Israël impliqué aux côtés de l’Inde et du Pakistan

Dans le sous-continent indien, Israël se refuse à prendre parti et n’hésite pas à faire des affaires avec des entités opposées entre elles.

Ainsi, en 2009, Tsahal était à la fois le formateur de l’armée du Sri Lanka et des Tigres tamouls. Cependant, ce fut en définitive Colombo qu’il conseilla contre les Tigres lors du massacre de Puttumatalan (probablement 20.000 morts).

Il semble que la lune de miel du Premier ministre israélien Benjamin Netanyahu avec son homologue indien Narendra Modi n’a pas empêché Israël de réactiver ses liens historiques avec le Pakistan, depuis l’élection du nouveau Premier ministre Imran Khan, le 18 août 2018.

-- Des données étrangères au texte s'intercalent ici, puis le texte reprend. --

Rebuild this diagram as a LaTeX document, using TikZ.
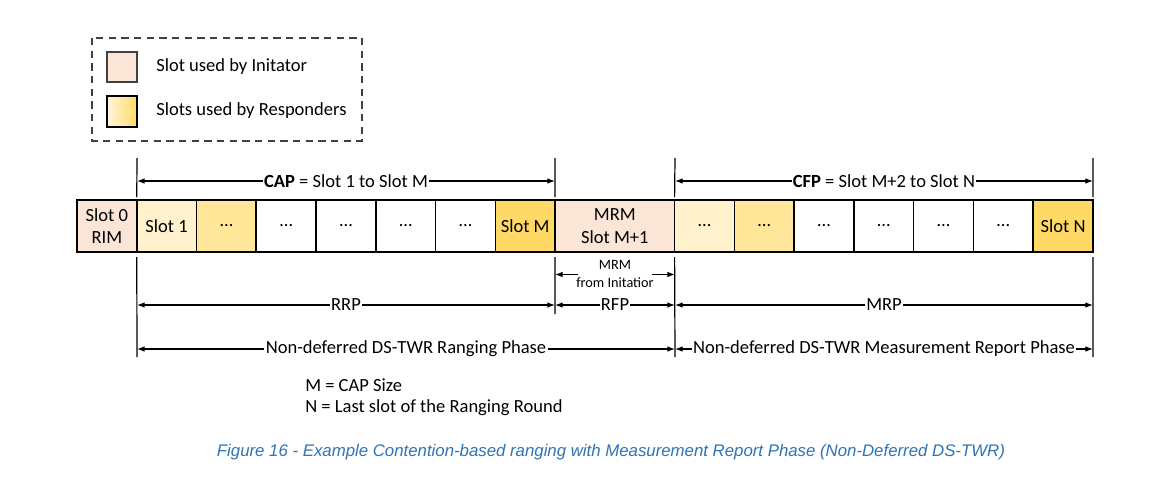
\documentclass[tikz,border=0pt]{standalone}
\usepackage{fontspec}
\setmainfont{Carlito}
\newfontfamily\capfont{Liberation Sans}
\usetikzlibrary{arrows.meta,calc}
\definecolor{peach}{HTML}{FBE5D6}
\definecolor{ylight}{HTML}{FFF2CC}
\definecolor{ymid}{HTML}{FFE699}
\definecolor{ygold}{HTML}{FFD966}
\definecolor{capblue}{RGB}{46,116,181}
\definecolor{boxgray}{HTML}{404040}
\begin{document}
\begin{tikzpicture}[x=0.75pt,y=-0.75pt,
  every node/.style={font=\fontsize{13.9}{17}\selectfont},
  slotbox/.style={draw=black, line width=1.2pt, rectangle, minimum height=39pt, inner sep=0pt, align=center, outer sep=0pt},
  tickline/.style={line width=0.9pt, black},
  dimline/.style={{Latex[length=5.8pt,width=4.2pt]}-{Latex[length=5.8pt,width=4.2pt]}, line width=0.8pt},
  onearrow/.style={-{Latex[length=5.8pt,width=4.2pt]}, line width=0.8pt},
  dimlabel/.style={fill=white, inner xsep=1pt, inner ysep=1pt}
]
\useasboundingbox (0,0) rectangle (1167,479);
\fill[white] (0,0) rectangle (1167,479);

% legend
\draw[boxgray, line width=1pt, dash pattern=on 5.5pt off 4pt] (92,38) rectangle (362,141);
\node[draw=boxgray, line width=1.1pt, fill=peach, minimum width=22.5pt, minimum height=22.5pt, inner sep=0pt] (lg1) at (122,67) {};
\node[draw=black, line width=1.4pt, left color=ylight!60!white, right color=ygold, minimum width=23pt, minimum height=23pt, inner sep=0pt] (lg2) at (122,111.5) {};
\node[anchor=west, inner sep=0pt] (lt1) at (156,67) {Slot used by Initator};
\node[anchor=west, inner sep=0pt] (lt2) at (156,111) {Slots used by Responders};

% slots
\def\u{59.76}
\foreach \i/\c/\t in {0/peach/{Slot 0\\RIM},1/ylight/{Slot 1},2/ymid/{…},3/white/{…},4/white/{…},5/white/{…},6/white/{…},7/ygold/{Slot M},
   10/ylight/{…},11/ymid/{…},12/white/{…},13/white/{…},14/white/{…},15/white/{…},16/ygold/{Slot N}}{
  \node[slotbox, fill=\c, minimum width=44.82pt] (s\i) at ({77+(\i+0.5)*\u},226) {\t};
}
\node[slotbox, fill=peach, minimum width=89.64pt] (s8) at ({77+9*\u},226) {MRM\\Slot M+1};

% tick coordinates
\coordinate (ta) at (137,158);
\coordinate (tb) at (555,158);
\coordinate (tc) at (675,158);
\coordinate (td) at (1093,158);
\coordinate (ba) at (137,357);
\coordinate (bb) at (555,314);
\coordinate (bc) at (675,357);
\coordinate (bd) at (1093,357);

\draw[tickline] (ta) -- ($(s1.north west)+(0,-3)$);
\draw[tickline] (tb) -- ($(s8.north west)+(0,-3)$);
\draw[tickline] (tc) -- ($(s8.north east)+(0,-3)$);
\draw[tickline] (td) -- ($(s16.north east)+(0,-3)$);
\draw[tickline] ($(s1.south west)+(0,5)$) -- (ba);
\draw[tickline] ($(s8.south west)+(0,5)$) -- (bb);
\draw[tickline] ($(s8.south east)+(0,5)$) -- (bc);
\draw[tickline] ($(s16.south east)+(0,5)$) -- (bd);

% top dimension arrows
\coordinate (capL) at (137,181);
\coordinate (capR) at (555,181);
\coordinate (cfpL) at (675,181);
\coordinate (cfpR) at (1093,181);
\draw[dimline] (capL) -- (capR) node[midway, dimlabel] (caplbl) {\textbf{CAP} = Slot 1 to Slot M};
\draw[dimline] (cfpL) -- (cfpR) node[midway, dimlabel] (cfplbl) {\textbf{CFP} = Slot M+2 to Slot N};

% MRM from initiator
\node[align=center, inner sep=0pt, font=\fontsize{10.7}{13.5}\selectfont] (mrmlbl) at (615,274) {MRM\\from Initatior};
\coordinate (mA) at (555,274.5);
\coordinate (mB) at (578,274.5);
\coordinate (mC) at (652,274.5);
\coordinate (mD) at (675,274.5);
\draw[onearrow] (mB) -- (mA);
\draw[onearrow] (mC) -- (mD);

% second row
\coordinate (rrpL) at (137,305);
\coordinate (rrpR) at (555,305);
\coordinate (rfpR) at (675,305);
\coordinate (mrpR) at (1093,305);
\draw[dimline] (rrpL) -- (rrpR) node[midway, dimlabel] (rrplbl) {RRP};
\draw[dimline] (rrpR) -- (rfpR) node[midway, dimlabel] (rfplbl) {RFP};
\draw[dimline] (rfpR) -- (mrpR) node[midway, dimlabel] (mrplbl) {MRP};

% third row
\coordinate (phL) at (137,349);
\coordinate (phM) at (675,349);
\coordinate (phR) at (1093,349);
\draw[dimline] (phL) -- (phM) node[midway, dimlabel] (ph1lbl) {Non-deferred DS-TWR Ranging Phase};
\draw[dimline] (phM) -- (phR) node[midway, dimlabel, inner xsep=0.5pt] (ph2lbl) {Non-deferred DS-TWR Measurement Report Phase};

% notes
\node[anchor=west, inner sep=0pt] (note1) at (305,385) {M = CAP Size};
\node[anchor=west, inner sep=0pt] (note2) at (305,408) {N = Last slot of the Ranging Round};

% caption
\node[inner sep=0pt, text=capblue, font=\capfont\itshape\fontsize{12.6}{14}\selectfont] (caption) at (611,452) {Figure 16 - Example Contention-based ranging with Measurement Report Phase (Non-Deferred DS-TWR)};
\end{tikzpicture}
\end{document}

Ceci alors même que le rapprochement israélo-indien s’est fait contre les musulmans, en rupture avec la ligne anti-impérialiste du pandit Nehru, qui soutenait les Palestiniens. Et alors que le rapprochement israélo-pakistanais ne peut être admis par les Pakistanais dont les prêcheurs enseignent qu’Israël est diabolique.

– En 2016, le journaliste Malik Shahrukh Zeeshan avait créé un Groupe d’amitié Israël-Pakistan.
– Le 25 octobre 2018, un avion israélien s’était rendu 10 heures à Islamabad, selon Haaretz. La presse avait alors évoqué une escale secrète de Benjamin Netanyahu lors de son voyage inopiné à Oman. Il se serait agi des suites du soutien financier accordé par l’Arabie saoudite (alliée d’Israël) au Pakistan. Le président pakistanais, Arif Alvi, avait immédiatement démenti l’établissement de relations diplomatiques entre les deux pays.
– Plusieurs sources locales évoquent, sans apporter de preuve, le rôle d’Israël dans l’opération terroriste du groupe jihadiste kashmiri Jaish-e-Mohammed à Pulwama (Inde), le 14 février. La libération sans condition du pilote indien abattu laisse entrevoir une possible action secrète israélo-pakistanaise.